Podemos transformar esas sensaciones y limitaciones en formas conscientes de autocuidado, comprendiendo que, si estamos en armonía y balance interno, lo externo se manifiesta de la misma manera. Eso incluye a la familia y el hogar, por la profunda vinculación energética del útero con la casa que la mujer gestiona.

El autocuidado consciente no es indulgencia, mimos o un distanciamiento que surge del hartazgo y la frustración. Por el contrario, es conectar y reconocer nuestras necesidades reales y cotidianas, que suelen ser bastante simples, pero que, si las satisfacemos asertivamente son suficientemente poderosas como para regenerarnos.

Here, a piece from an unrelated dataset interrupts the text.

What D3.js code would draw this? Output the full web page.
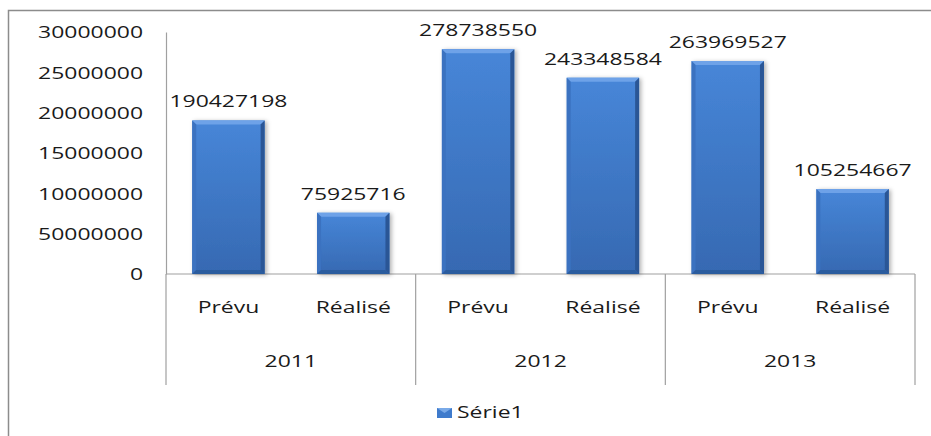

Es importante, a la vez, aprender y efectivamente poner límites, desde el amor y la consciencia de ser sustentables: dar, pero dejando resto, recibiendo a la vez y prestando atención a ese sutil equilibrio. Los límites más difíciles de establecer son los internos: aquellos que frenan los pensamientos intensos sobre el “deber ser” femenino, las creencias y mandatos profundos que enjuician a la mujer que no es eternamente dadora.

Darnos en primer lugar es fácil de pensar, pero difícil de concretar. Las demandas externas e internas aparecen constantemente. Por ello, necesitamos crear un espacio-tiempo de autocuidado cotidiano que nos ayude a observar y requilibrar. En ese espacio-tiempo estamos exclusivamente para nosotras, conectadas con lo que somos, compasivamente amándonos. Y aunque sean tan solo 5 o 10 minutos cada día, es suficiente para empezar. Luego, cuando vemos cuánto más podemos dar si primero nos damos, ese espacio de autocuidado se resguarda y crece naturalmente.